PROVIDED DATA ->
=-=-=-=-=
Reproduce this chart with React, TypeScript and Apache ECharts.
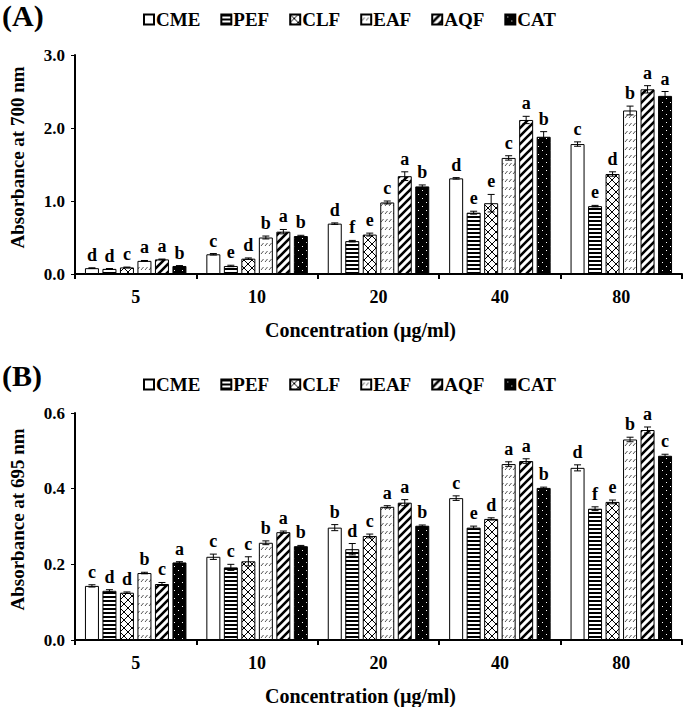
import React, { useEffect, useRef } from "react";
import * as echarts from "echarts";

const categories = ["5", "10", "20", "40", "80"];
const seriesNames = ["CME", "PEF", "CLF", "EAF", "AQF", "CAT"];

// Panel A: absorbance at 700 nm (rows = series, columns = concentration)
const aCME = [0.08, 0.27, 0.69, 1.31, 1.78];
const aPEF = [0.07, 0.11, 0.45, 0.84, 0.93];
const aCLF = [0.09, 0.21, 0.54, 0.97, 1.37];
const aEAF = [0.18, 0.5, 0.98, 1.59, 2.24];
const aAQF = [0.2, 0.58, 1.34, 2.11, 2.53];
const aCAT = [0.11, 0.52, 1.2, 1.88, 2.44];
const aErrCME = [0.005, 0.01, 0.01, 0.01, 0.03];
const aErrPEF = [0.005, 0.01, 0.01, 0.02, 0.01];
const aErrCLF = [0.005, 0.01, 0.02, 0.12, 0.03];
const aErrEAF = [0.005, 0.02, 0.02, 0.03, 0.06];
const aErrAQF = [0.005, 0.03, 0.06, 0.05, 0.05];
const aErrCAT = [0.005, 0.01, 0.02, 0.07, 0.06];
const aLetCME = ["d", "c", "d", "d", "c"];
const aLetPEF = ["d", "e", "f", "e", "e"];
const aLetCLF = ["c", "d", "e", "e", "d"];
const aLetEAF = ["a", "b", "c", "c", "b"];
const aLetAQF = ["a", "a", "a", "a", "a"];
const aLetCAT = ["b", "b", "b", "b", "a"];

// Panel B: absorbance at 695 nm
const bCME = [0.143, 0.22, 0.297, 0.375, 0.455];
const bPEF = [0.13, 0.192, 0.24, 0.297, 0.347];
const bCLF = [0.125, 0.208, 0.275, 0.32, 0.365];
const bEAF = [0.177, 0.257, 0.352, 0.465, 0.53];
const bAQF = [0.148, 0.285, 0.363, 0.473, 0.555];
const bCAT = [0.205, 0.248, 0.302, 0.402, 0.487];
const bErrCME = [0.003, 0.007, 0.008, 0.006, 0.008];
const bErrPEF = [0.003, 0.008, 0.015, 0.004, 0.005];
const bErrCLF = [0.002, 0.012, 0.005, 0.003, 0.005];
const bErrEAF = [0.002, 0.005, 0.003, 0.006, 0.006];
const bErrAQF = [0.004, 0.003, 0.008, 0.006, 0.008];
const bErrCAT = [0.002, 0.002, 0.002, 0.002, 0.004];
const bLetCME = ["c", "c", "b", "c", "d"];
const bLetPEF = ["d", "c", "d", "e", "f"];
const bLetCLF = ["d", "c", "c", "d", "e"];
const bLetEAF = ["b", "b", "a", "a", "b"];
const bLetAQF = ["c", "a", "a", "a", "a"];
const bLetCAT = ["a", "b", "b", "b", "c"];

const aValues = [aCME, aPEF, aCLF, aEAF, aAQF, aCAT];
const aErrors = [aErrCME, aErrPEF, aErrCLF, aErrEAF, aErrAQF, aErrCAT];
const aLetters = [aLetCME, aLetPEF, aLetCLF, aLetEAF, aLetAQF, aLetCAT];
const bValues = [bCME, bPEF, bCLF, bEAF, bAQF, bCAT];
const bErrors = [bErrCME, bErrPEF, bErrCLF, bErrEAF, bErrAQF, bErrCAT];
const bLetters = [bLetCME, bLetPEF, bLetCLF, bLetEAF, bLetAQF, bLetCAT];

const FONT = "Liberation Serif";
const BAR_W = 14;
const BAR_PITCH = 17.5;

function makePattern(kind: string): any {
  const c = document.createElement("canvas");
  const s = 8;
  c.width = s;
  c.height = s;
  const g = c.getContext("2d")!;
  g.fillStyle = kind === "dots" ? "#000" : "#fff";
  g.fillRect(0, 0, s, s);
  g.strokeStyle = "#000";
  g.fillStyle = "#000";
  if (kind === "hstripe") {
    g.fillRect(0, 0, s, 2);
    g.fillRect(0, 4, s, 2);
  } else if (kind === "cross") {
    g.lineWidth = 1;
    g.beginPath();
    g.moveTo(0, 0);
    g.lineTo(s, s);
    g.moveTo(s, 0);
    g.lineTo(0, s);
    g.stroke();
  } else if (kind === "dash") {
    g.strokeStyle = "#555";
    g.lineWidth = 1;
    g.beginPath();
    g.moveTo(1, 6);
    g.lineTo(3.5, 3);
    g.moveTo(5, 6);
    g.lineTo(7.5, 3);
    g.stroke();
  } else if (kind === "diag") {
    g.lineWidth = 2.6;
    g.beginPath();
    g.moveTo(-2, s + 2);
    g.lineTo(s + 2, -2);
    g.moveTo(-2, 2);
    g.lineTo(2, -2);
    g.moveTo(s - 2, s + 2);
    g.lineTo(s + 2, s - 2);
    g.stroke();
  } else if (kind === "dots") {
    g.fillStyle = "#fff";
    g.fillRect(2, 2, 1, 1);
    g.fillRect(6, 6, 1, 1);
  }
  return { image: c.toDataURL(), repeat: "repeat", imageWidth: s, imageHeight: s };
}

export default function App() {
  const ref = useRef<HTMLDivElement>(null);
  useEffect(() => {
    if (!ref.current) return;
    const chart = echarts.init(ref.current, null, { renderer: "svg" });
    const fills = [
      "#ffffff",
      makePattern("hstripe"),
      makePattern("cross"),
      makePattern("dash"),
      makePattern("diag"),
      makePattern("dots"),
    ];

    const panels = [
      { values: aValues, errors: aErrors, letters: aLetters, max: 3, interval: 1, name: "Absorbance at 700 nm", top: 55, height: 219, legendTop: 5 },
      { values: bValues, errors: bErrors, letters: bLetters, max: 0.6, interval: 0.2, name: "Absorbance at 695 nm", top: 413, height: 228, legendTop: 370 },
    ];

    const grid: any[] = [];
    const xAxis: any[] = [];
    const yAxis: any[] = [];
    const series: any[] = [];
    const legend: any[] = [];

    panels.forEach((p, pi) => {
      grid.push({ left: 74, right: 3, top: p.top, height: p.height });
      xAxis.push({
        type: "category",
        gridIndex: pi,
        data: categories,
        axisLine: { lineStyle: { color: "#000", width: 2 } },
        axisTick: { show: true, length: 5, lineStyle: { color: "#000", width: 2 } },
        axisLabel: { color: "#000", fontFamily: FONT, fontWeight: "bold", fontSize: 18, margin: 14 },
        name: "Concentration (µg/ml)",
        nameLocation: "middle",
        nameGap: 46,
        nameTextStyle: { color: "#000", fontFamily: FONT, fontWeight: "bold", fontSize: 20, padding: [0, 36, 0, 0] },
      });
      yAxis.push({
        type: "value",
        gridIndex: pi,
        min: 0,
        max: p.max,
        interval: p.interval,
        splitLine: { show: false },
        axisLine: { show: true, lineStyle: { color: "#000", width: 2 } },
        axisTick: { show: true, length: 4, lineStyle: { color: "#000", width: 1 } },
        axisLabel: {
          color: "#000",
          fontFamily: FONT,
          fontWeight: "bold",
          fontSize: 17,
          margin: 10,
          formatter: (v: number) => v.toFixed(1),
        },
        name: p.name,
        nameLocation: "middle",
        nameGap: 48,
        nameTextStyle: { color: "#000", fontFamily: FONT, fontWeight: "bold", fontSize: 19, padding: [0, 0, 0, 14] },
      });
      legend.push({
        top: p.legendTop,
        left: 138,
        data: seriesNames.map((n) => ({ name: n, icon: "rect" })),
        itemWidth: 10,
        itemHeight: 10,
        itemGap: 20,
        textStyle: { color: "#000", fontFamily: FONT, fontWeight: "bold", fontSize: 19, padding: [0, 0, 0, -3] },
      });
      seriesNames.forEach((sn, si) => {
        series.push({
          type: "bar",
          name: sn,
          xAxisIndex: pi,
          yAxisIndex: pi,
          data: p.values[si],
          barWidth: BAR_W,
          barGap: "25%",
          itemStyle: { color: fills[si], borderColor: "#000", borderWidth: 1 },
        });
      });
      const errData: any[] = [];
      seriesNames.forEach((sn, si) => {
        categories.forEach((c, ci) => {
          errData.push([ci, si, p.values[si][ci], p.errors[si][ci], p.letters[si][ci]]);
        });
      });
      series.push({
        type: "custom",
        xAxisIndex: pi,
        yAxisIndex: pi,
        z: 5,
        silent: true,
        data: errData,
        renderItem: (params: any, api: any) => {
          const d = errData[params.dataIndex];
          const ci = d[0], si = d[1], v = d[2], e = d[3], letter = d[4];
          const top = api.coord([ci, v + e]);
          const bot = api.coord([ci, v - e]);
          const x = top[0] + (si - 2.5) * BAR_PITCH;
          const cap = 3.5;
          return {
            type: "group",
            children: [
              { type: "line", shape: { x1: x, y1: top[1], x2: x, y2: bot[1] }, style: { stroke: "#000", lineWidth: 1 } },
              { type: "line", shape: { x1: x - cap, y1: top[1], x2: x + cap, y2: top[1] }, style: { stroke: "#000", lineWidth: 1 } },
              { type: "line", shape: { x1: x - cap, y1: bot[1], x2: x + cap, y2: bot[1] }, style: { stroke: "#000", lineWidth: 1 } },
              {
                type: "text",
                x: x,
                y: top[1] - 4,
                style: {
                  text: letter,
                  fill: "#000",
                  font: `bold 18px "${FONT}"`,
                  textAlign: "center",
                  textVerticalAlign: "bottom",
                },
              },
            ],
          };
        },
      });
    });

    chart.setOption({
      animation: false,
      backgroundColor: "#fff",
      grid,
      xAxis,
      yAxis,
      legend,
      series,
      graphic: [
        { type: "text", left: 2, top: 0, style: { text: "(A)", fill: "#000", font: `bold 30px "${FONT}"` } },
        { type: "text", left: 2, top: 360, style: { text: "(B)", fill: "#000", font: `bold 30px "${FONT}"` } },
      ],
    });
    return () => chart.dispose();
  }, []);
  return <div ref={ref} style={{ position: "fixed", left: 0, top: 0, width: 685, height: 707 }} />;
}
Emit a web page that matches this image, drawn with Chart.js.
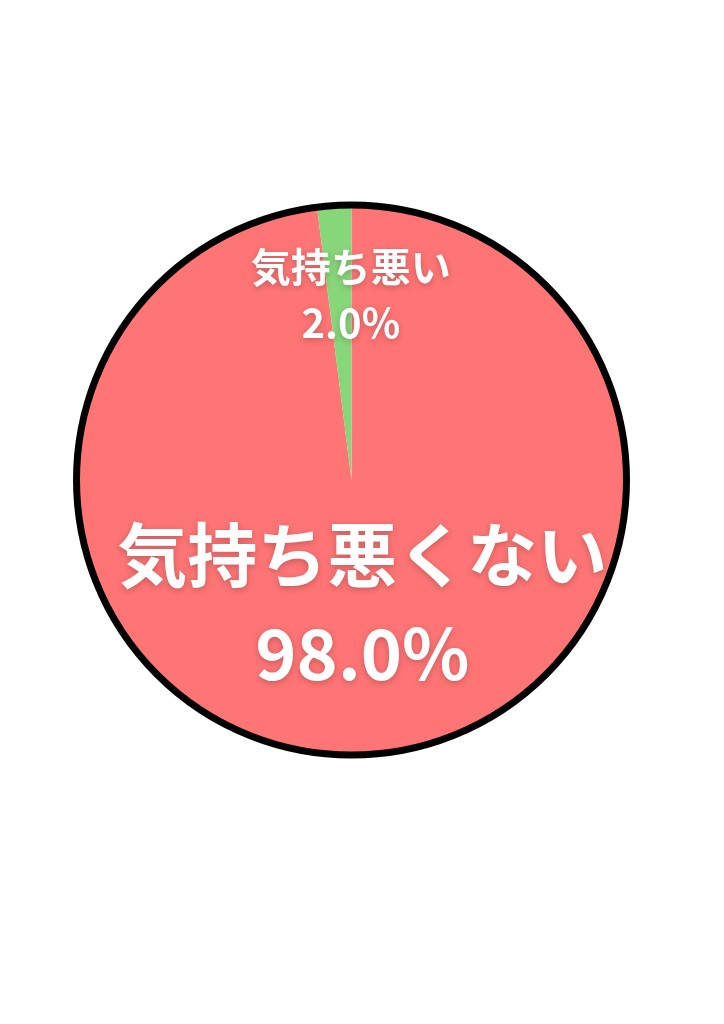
=-=-=-=-=
WHAT YOU WILL DO -> Among the records above, find each line holding the string "this" and pull it out.

SOLUTION TO THE EXERCISE ->
Reproduce this chart with React, TypeScript and Apache ECharts.
Emit a web page that matches this image, drawn with Chart.js.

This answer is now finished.